§ WHAT IS BEING ASKED: Copy each line below exactly and leave the pictures out.
● ● ● ●
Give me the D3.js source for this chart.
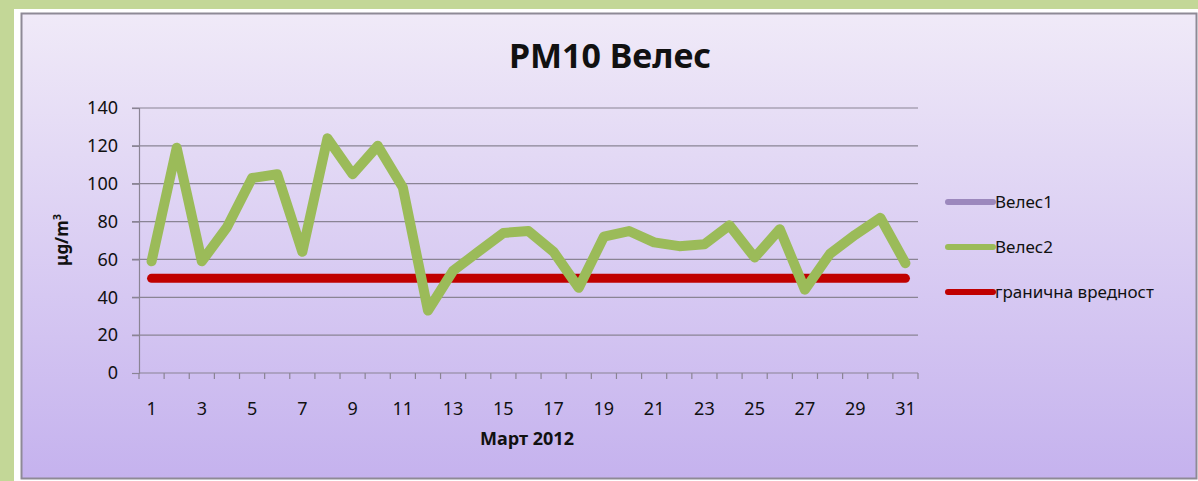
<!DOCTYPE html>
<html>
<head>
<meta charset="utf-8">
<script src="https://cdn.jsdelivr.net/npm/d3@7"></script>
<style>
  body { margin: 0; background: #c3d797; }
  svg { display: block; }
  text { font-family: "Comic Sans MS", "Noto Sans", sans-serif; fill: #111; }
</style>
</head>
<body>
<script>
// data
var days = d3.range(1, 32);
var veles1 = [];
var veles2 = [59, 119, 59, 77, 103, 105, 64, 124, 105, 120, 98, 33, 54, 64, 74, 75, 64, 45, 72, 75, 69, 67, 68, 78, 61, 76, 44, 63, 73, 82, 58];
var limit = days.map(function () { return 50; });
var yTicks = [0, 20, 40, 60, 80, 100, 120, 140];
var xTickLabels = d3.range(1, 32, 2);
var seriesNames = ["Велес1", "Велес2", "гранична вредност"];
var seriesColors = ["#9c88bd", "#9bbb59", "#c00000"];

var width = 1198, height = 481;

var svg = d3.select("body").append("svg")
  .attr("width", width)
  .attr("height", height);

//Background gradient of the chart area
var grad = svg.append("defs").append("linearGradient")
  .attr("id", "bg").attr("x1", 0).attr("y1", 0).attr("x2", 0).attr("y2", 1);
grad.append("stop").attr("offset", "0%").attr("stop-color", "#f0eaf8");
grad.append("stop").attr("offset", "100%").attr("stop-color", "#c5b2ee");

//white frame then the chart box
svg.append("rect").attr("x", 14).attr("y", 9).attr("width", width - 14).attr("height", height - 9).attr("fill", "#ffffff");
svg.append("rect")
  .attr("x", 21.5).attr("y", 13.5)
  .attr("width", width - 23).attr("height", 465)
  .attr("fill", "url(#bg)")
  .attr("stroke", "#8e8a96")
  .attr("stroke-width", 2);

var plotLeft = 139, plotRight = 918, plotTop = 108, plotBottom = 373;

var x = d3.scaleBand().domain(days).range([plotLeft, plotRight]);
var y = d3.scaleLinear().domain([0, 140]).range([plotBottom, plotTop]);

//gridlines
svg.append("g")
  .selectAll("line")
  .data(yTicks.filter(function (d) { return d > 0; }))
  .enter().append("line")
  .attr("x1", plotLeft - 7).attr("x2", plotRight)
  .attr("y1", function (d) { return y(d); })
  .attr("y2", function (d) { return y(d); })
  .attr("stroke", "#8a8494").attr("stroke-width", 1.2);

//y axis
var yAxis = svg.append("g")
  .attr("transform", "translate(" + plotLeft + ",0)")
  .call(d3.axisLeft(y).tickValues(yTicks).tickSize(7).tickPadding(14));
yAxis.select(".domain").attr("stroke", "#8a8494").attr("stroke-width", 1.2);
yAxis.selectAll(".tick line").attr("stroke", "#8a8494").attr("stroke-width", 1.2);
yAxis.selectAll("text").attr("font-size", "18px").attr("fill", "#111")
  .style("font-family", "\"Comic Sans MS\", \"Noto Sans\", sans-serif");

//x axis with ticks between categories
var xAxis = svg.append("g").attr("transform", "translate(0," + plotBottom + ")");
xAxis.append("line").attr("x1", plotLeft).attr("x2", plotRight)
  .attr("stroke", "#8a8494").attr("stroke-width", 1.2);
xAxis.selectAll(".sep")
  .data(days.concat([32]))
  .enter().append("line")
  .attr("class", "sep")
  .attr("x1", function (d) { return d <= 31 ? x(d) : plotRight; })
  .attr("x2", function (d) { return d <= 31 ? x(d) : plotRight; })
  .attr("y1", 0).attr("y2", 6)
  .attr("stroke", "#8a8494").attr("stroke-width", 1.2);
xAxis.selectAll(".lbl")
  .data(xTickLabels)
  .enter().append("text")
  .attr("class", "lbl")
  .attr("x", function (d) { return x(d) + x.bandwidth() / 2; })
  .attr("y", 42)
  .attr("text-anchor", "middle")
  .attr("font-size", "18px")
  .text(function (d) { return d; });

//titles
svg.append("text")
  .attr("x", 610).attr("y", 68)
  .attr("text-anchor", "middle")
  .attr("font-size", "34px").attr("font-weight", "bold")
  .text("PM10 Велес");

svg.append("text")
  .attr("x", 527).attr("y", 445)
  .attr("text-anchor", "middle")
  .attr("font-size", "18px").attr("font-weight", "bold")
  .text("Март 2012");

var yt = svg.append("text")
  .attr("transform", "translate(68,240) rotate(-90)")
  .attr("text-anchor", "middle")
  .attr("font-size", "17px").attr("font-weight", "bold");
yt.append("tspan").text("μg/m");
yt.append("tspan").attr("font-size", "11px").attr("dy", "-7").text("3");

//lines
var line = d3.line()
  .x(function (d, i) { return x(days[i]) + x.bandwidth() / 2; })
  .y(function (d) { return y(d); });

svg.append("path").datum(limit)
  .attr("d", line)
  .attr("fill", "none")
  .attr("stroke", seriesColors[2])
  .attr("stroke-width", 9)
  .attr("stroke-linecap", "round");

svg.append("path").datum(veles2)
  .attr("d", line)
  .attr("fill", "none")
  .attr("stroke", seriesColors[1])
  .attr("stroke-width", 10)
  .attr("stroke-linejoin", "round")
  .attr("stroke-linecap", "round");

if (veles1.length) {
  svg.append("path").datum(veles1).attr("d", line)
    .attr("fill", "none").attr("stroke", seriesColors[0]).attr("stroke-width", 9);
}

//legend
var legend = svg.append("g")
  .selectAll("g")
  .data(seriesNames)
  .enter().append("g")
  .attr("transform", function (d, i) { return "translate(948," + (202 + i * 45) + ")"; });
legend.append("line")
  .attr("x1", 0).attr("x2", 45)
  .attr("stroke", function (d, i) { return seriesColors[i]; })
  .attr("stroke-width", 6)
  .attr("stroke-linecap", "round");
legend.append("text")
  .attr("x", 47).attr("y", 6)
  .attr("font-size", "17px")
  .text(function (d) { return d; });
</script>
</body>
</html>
● ● ● ●
§ TASK RESULT:
Give me the D3.js source for this chart.
<!DOCTYPE html>
<html>
<head>
<meta charset="utf-8">
<script src="https://cdn.jsdelivr.net/npm/d3@7"></script>
<style>
  body { margin: 0; background: #c3d797; }
  svg { display: block; }
  text { font-family: "Comic Sans MS", "Noto Sans", sans-serif; fill: #111; }
</style>
</head>
<body>
<script>
// data
var days = d3.range(1, 32);
var veles1 = [];
var veles2 = [59, 119, 59, 77, 103, 105, 64, 124, 105, 120, 98, 33, 54, 64, 74, 75, 64, 45, 72, 75, 69, 67, 68, 78, 61, 76, 44, 63, 73, 82, 58];
var limit = days.map(function () { return 50; });
var yTicks = [0, 20, 40, 60, 80, 100, 120, 140];
var xTickLabels = d3.range(1, 32, 2);
var seriesNames = ["Велес1", "Велес2", "гранична вредност"];
var seriesColors = ["#9c88bd", "#9bbb59", "#c00000"];

var width = 1198, height = 481;

var svg = d3.select("body").append("svg")
  .attr("width", width)
  .attr("height", height);

//Background gradient of the chart area
var grad = svg.append("defs").append("linearGradient")
  .attr("id", "bg").attr("x1", 0).attr("y1", 0).attr("x2", 0).attr("y2", 1);
grad.append("stop").attr("offset", "0%").attr("stop-color", "#f0eaf8");
grad.append("stop").attr("offset", "100%").attr("stop-color", "#c5b2ee");

//white frame then the chart box
svg.append("rect").attr("x", 14).attr("y", 9).attr("width", width - 14).attr("height", height - 9).attr("fill", "#ffffff");
svg.append("rect")
  .attr("x", 21.5).attr("y", 13.5)
  .attr("width", width - 23).attr("height", 465)
  .attr("fill", "url(#bg)")
  .attr("stroke", "#8e8a96")
  .attr("stroke-width", 2);

var plotLeft = 139, plotRight = 918, plotTop = 108, plotBottom = 373;

var x = d3.scaleBand().domain(days).range([plotLeft, plotRight]);
var y = d3.scaleLinear().domain([0, 140]).range([plotBottom, plotTop]);

//gridlines
svg.append("g")
  .selectAll("line")
  .data(yTicks.filter(function (d) { return d > 0; }))
  .enter().append("line")
  .attr("x1", plotLeft - 7).attr("x2", plotRight)
  .attr("y1", function (d) { return y(d); })
  .attr("y2", function (d) { return y(d); })
  .attr("stroke", "#8a8494").attr("stroke-width", 1.2);

//y axis
var yAxis = svg.append("g")
  .attr("transform", "translate(" + plotLeft + ",0)")
  .call(d3.axisLeft(y).tickValues(yTicks).tickSize(7).tickPadding(14));
yAxis.select(".domain").attr("stroke", "#8a8494").attr("stroke-width", 1.2);
yAxis.selectAll(".tick line").attr("stroke", "#8a8494").attr("stroke-width", 1.2);
yAxis.selectAll("text").attr("font-size", "18px").attr("fill", "#111")
  .style("font-family", "\"Comic Sans MS\", \"Noto Sans\", sans-serif");

//x axis with ticks between categories
var xAxis = svg.append("g").attr("transform", "translate(0," + plotBottom + ")");
xAxis.append("line").attr("x1", plotLeft).attr("x2", plotRight)
  .attr("stroke", "#8a8494").attr("stroke-width", 1.2);
xAxis.selectAll(".sep")
  .data(days.concat([32]))
  .enter().append("line")
  .attr("class", "sep")
  .attr("x1", function (d) { return d <= 31 ? x(d) : plotRight; })
  .attr("x2", function (d) { return d <= 31 ? x(d) : plotRight; })
  .attr("y1", 0).attr("y2", 6)
  .attr("stroke", "#8a8494").attr("stroke-width", 1.2);
xAxis.selectAll(".lbl")
  .data(xTickLabels)
  .enter().append("text")
  .attr("class", "lbl")
  .attr("x", function (d) { return x(d) + x.bandwidth() / 2; })
  .attr("y", 42)
  .attr("text-anchor", "middle")
  .attr("font-size", "18px")
  .text(function (d) { return d; });

//titles
svg.append("text")
  .attr("x", 610).attr("y", 68)
  .attr("text-anchor", "middle")
  .attr("font-size", "34px").attr("font-weight", "bold")
  .text("PM10 Велес");

svg.append("text")
  .attr("x", 527).attr("y", 445)
  .attr("text-anchor", "middle")
  .attr("font-size", "18px").attr("font-weight", "bold")
  .text("Март 2012");

var yt = svg.append("text")
  .attr("transform", "translate(68,240) rotate(-90)")
  .attr("text-anchor", "middle")
  .attr("font-size", "17px").attr("font-weight", "bold");
yt.append("tspan").text("μg/m");
yt.append("tspan").attr("font-size", "11px").attr("dy", "-7").text("3");

//lines
var line = d3.line()
  .x(function (d, i) { return x(days[i]) + x.bandwidth() / 2; })
  .y(function (d) { return y(d); });

svg.append("path").datum(limit)
  .attr("d", line)
  .attr("fill", "none")
  .attr("stroke", seriesColors[2])
  .attr("stroke-width", 9)
  .attr("stroke-linecap", "round");

svg.append("path").datum(veles2)
  .attr("d", line)
  .attr("fill", "none")
  .attr("stroke", seriesColors[1])
  .attr("stroke-width", 10)
  .attr("stroke-linejoin", "round")
  .attr("stroke-linecap", "round");

if (veles1.length) {
  svg.append("path").datum(veles1).attr("d", line)
    .attr("fill", "none").attr("stroke", seriesColors[0]).attr("stroke-width", 9);
}

//legend
var legend = svg.append("g")
  .selectAll("g")
  .data(seriesNames)
  .enter().append("g")
  .attr("transform", function (d, i) { return "translate(948," + (202 + i * 45) + ")"; });
legend.append("line")
  .attr("x1", 0).attr("x2", 45)
  .attr("stroke", function (d, i) { return seriesColors[i]; })
  .attr("stroke-width", 6)
  .attr("stroke-linecap", "round");
legend.append("text")
  .attr("x", 47).attr("y", 6)
  .attr("font-size", "17px")
  .text(function (d) { return d; });
</script>
</body>
</html>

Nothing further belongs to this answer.